Rising homelessness is a national scandal

The Tories’ cuts are leading to support for the homeless being axed at the same time as rough sleeping increases, writes KEN LIVINGSTONE.

IT WAS revealed this week that the number of shelter beds for homeless people has dropped by almost a fifth under the Tories, with budget cuts meaning that England now has enough beds for less than half of those who need them.

With around 77,000 single people estimated to be homeless on any given night, it means that there are now only enough beds for less than half the homeless.

In a situation where homelessness and rough sleeping has increased by 169 per cent since the Tories came to power with their austerity agenda in 2010, for the government to oversee a situation where the number of beds in homeless shelters is plummeting at the same time as homelessness soars is nothing short of a national scandal.

The figure for people being declared homelessness is up by 48 per cent since 2010 and the number rough-sleeping has risen by that shocking 169 per cent.

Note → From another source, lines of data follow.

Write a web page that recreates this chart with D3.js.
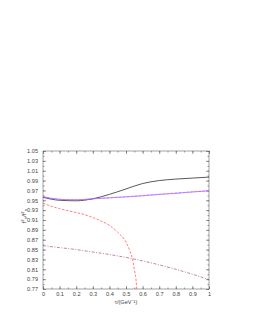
<!DOCTYPE html>
<html>
<head>
<meta charset="utf-8">
<script src="https://cdn.jsdelivr.net/npm/d3@7"></script>
<style>
  body { margin: 0; background: #fff; }
  text { font-family: "Liberation Sans", Arial, sans-serif; }
</style>
</head>
<body>
<div class="container"></div>
<script>
var width = 253,
    height = 327,
    plotLeft = 43,
    plotRight = 209,
    plotTop = 151,
    plotBottom = 289;

// tau values (GeV^-1)
var tau = [0, 0.1, 0.2, 0.3, 0.4, 0.5, 0.6, 0.7, 0.8, 0.9, 1.0];
var blackVals = [0.956, 0.950, 0.949, 0.953, 0.962, 0.973, 0.984, 0.990, 0.993, 0.995, 0.997];
var blueVals = [0.957, 0.952, 0.951, 0.953, 0.955, 0.957, 0.959, 0.962, 0.964, 0.967, 0.969];
var magentaVals = [0.958, 0.952, 0.951, 0.953, 0.955, 0.957, 0.960, 0.962, 0.965, 0.967, 0.970];
var purpleVals = [0.858, 0.854, 0.850, 0.845, 0.840, 0.834, 0.827, 0.819, 0.810, 0.800, 0.789];
var redTau = [0, 0.05, 0.1, 0.15, 0.2, 0.25, 0.3, 0.35, 0.4, 0.45, 0.5, 0.52, 0.54, 0.55, 0.56, 0.565];
var redVals = [0.944, 0.938, 0.933, 0.929, 0.925, 0.921, 0.915, 0.908, 0.899, 0.885, 0.865, 0.850, 0.829, 0.810, 0.790, 0.770];

var xTicks = [0, 0.1, 0.2, 0.3, 0.4, 0.5, 0.6, 0.7, 0.8, 0.9, 1];
var yTicks = [0.77, 0.79, 0.81, 0.83, 0.85, 0.87, 0.89, 0.91, 0.93, 0.95, 0.97, 0.99, 1.01, 1.03, 1.05];

var svg = d3.select('.container').append('svg')
    .attr('width', width)
    .attr('height', height);

var x = d3.scaleLinear().domain([0, 1]).range([plotLeft, plotRight]);
var y = d3.scaleLinear().domain([0.77, 1.05]).range([plotBottom, plotTop]);

var fmtX = (d) => d === 0 ? '0' : (d === 1 ? '1' : d3.format('.1f')(d));

var styleAxis = (g) => {
    g.select('.domain').remove();
    g.selectAll('line').attr('stroke', '#555').attr('stroke-width', 0.6);
    g.selectAll('text').attr('fill', '#444').style('font-size', '5.6px');
};

// minor ticks
var minorX = d3.range(0, 1.0001, 0.05);
var minorY = d3.range(0.77, 1.0501, 0.01);

svg.append('g')
    .attr('transform', 'translate(0,' + plotBottom + ')')
    .call(d3.axisBottom(x).tickValues(minorX).tickSize(-1.5).tickFormat(''))
    .call(styleAxis);
svg.append('g')
    .attr('transform', 'translate(0,' + plotTop + ')')
    .call(d3.axisTop(x).tickValues(minorX).tickSize(-1.5).tickFormat(''))
    .call(styleAxis);
svg.append('g')
    .attr('transform', 'translate(' + plotLeft + ',0)')
    .call(d3.axisLeft(y).tickValues(minorY).tickSize(-1.5).tickFormat(''))
    .call(styleAxis);
svg.append('g')
    .attr('transform', 'translate(' + plotRight + ',0)')
    .call(d3.axisRight(y).tickValues(minorY).tickSize(-1.5).tickFormat(''))
    .call(styleAxis);

// major ticks
svg.append('g')
    .attr('transform', 'translate(0,' + plotBottom + ')')
    .call(d3.axisBottom(x).tickValues(xTicks).tickSizeInner(-3).tickPadding(3).tickFormat(fmtX))
    .call(styleAxis);
svg.append('g')
    .attr('transform', 'translate(0,' + plotTop + ')')
    .call(d3.axisTop(x).tickValues(xTicks).tickSizeInner(-3).tickFormat(''))
    .call(styleAxis);
svg.append('g')
    .attr('transform', 'translate(' + plotLeft + ',0)')
    .call(d3.axisLeft(y).tickValues(yTicks).tickSizeInner(-3).tickPadding(5).tickFormat(d3.format('.2f')))
    .call(styleAxis);
svg.append('g')
    .attr('transform', 'translate(' + plotRight + ',0)')
    .call(d3.axisRight(y).tickValues(yTicks).tickSizeInner(-3).tickFormat(''))
    .call(styleAxis);

// frame
svg.append('rect')
    .attr('x', plotLeft).attr('y', plotTop)
    .attr('width', plotRight - plotLeft).attr('height', plotBottom - plotTop)
    .attr('fill', 'none').attr('stroke', '#666').attr('stroke-width', 0.6);

var line = d3.line()
    .x((d) => x(d[0]))
    .y((d) => y(d[1]))
    .curve(d3.curveMonotoneX);

var drawLine = (xs, ys, color, dash) => {
    svg.append('path')
        .datum(xs.map((t, i) => [t, ys[i]]))
        .attr('d', line)
        .attr('fill', 'none')
        .attr('stroke', color)
        .attr('stroke-width', 0.7)
        .attr('stroke-dasharray', dash);
};

drawLine(tau, purpleVals, '#a0508a', '3,1.5,1,1.5');
drawLine(redTau, redVals, '#ff4848', '2.5,1.5');
drawLine(tau, blackVals, '#111', null);
drawLine(tau, blueVals, '#6a6aff', null);
drawLine(tau, magentaVals, '#ff50ff', '2.5,1.5');

// axis labels
svg.append('text')
    .attr('x', 126).attr('y', 304)
    .attr('text-anchor', 'middle')
    .style('font-size', '5.6px')
    .attr('fill', '#444')
    .text('τ/(GeV⁻¹)');

var yl = svg.append('text')
    .attr('transform', 'translate(26,216) rotate(-90)')
    .attr('text-anchor', 'middle')
    .style('font-size', '5.6px')
    .attr('fill', '#444');
yl.append('tspan').text('f');
yl.append('tspan').attr('dy', -2).style('font-size', '4px').text('2');
yl.append('tspan').attr('dy', 3).style('font-size', '4px').text('π');
yl.append('tspan').attr('dy', -1).text('/f');
yl.append('tspan').attr('dy', -2).style('font-size', '4px').text('2');
yl.append('tspan').attr('dy', 3).style('font-size', '4px').text('π');
</script>
</body>
</html>
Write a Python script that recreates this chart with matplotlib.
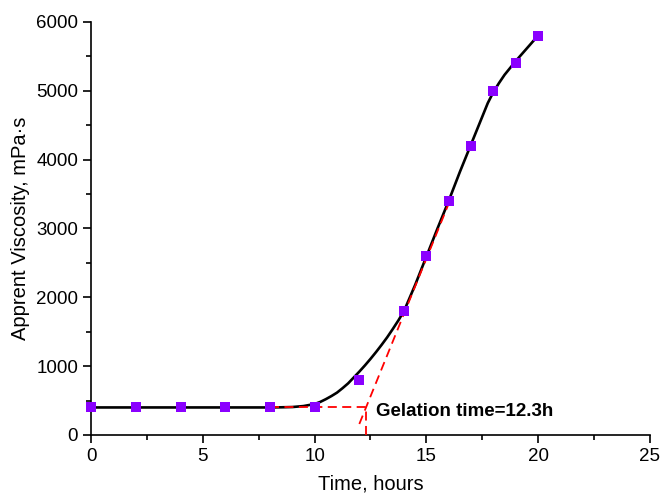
import matplotlib
matplotlib.use('Agg')
import matplotlib.pyplot as plt
from matplotlib.ticker import MultipleLocator

plt.rcParams['font.family'] = ['Liberation Sans', 'DejaVu Sans']

# measured points
time_h = [0, 2, 4, 6, 8, 10, 12, 14, 15, 16, 17, 18, 19, 20]
viscosity = [400, 400, 400, 400, 400, 400, 800, 1800, 2600, 3400, 4200, 5000, 5400, 5800]

# fitted curve
fit_t = [0, 8, 8.5, 9, 9.5, 10, 10.25, 10.5, 10.75, 11, 11.25, 11.5, 11.75, 12,
         12.25, 12.5, 12.75, 13, 13.25, 13.5, 13.75, 14, 14.5, 15, 15.5, 16,
         16.5, 17, 17.5, 17.75, 18, 18.25, 18.5, 19, 19.5, 20]
fit_v = [400, 400, 402, 406, 420, 450, 480, 520, 565, 615, 680, 750, 835, 920,
         1010, 1105, 1205, 1310, 1420, 1540, 1665, 1800, 2180, 2590, 3000, 3400,
         3820, 4220, 4620, 4820, 4980, 5110, 5230, 5430, 5615, 5800]

# tangent construction
base_t = [8, 12.3]
base_v = [400, 400]
tangent_t = [12.0, 16.0]
tangent_v = [160, 3360]
gel_t = [12.3, 12.3]
gel_v = [0, 400]

fig = plt.figure(figsize=(6.61, 4.96), dpi=100)
ax = fig.add_axes([0.138, 0.123, 0.845, 0.833])

ax.plot(fit_t, fit_v, color='black', lw=1.9, zorder=2, solid_joinstyle='round')
ax.plot(base_t, base_v, color='red', ls=(0, (5, 3)), lw=1.3, zorder=3)
ax.plot(tangent_t, tangent_v, color='red', ls=(0, (5, 3)), lw=1.3, zorder=3)
ax.plot(gel_t, gel_v, color='red', ls=(0, (5, 3)), lw=1.3, zorder=3)
ax.plot(time_h, viscosity, ls='none', marker='s', ms=6.5, color='#8A00FF',
        markeredgewidth=0, zorder=4, clip_on=False)

ax.text(12.75, 340, 'Gelation time=12.3h', fontsize=13.5, fontweight='bold',
        va='center', ha='left')

ax.set_xlim(0, 25)
ax.set_ylim(0, 6000)
ax.xaxis.set_major_locator(MultipleLocator(5))
ax.xaxis.set_minor_locator(MultipleLocator(2.5))
ax.yaxis.set_major_locator(MultipleLocator(1000))
ax.yaxis.set_minor_locator(MultipleLocator(500))
ax.spines['top'].set_visible(False)
ax.spines['right'].set_visible(False)
for s in ('left', 'bottom'):
    ax.spines[s].set_linewidth(1.2)
ax.tick_params(which='major', direction='out', length=6, width=1.2, labelsize=13.5)
ax.tick_params(which='minor', direction='out', length=3.5, width=1.2)

ax.set_xlabel('Time, hours', fontsize=14.5, labelpad=7)
ax.set_ylabel('Apprent Viscosity, mPa·s', fontsize=14.5, labelpad=4)

fig.savefig('out.png', dpi=100)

Some experts believe that more than 100,000 households are set to be homeless by 2020 and it’s a grim reality that the number of homeless people dying has more than doubled in five years.

The Homeless Link charity revealed this week that there were more than 8,000 fewer bed spaces for single homeless people in England than there were in 2010 and it reported a 3 per cent decrease in the last year.

The blame for this clearly lies with the government’s austerity agenda, which means funding cuts and local councils consistently having to tighten their belts due to the government passing on massive cuts to them. Local councils have had their budgets cut by an average of 40 per cent, with further cuts on the way in the years to come.

Furthermore, Labour analysis has shown that austerity cuts to local government are hitting areas with the highest amounts of homelessness the hardest and that of the 10 council areas with the highest levels of homelessness in the country, nine are controlled by Labour and one by the Conservatives.

A specific example of the effects of Tory austerity is the government’s Supporting People programme, a major source of support and funding for shelters for the homeless. This has been cut by 59 per cent since 2010 and its ring fence removed.

As Rick Henderson, chief executive of Homeless Link, says, “This decline is very concerning given that levels of single homelessness and rough-sleeping have risen every year over the same period. People who become homeless are extremely vulnerable and continued investment in homelessness services is vital to ensure individuals receive swift and effective support to help end their homelessness for good.”

He also pointed to how the severe lack of appropriate low-cost housing is preventing people from “moving on from homelessness to supported housing once they are ready, causing a silt-up effect that denies others a much-needed bed space.”

Additionally, it was revealed that Tory benefit cuts and changes have sparked a shocking rise in homeless young people aged between 16 and 24 by affecting their ability to access and sustain housing. Homeless Link found that 92 per cent of respondents to their survey identified delayed Universal Credit payments as having an impact on youth homelessness.

The homelessness crisis is the sharp end of a deepening housing crisis, which the Tories have no solutions for. Each week sees more illustrations of the scale of the housing crisis, yet the Tories response is simply to bury their heads in the sand and continue with their ideologically driven austerity agenda.

Astonishingly, amid the growing criticism of their response to the homelessness crisis, the government set up a cross-departmental task force on the issue, but then it emerged that it had taken almost four months for the group to hold its first meeting.

Homelessness fell under Labour but has risen relentlessly since 2010 and this is a result of political choices and priorities.

More than ever we need a government that puts people first. These callous Tories need to go and we need a Jeremy Corbyn-led Labour government that will both tackle homelessness and take real action on the housing crisis through creating a dedicated housing ministry, tasked with building a million new homes in five years, including half a million council homes.

In the weeks ahead, the key step to achieving this is to get the highest possible vote for Labour in May’s council elections and send a message to the Tories that their vicious cuts agenda needs to end.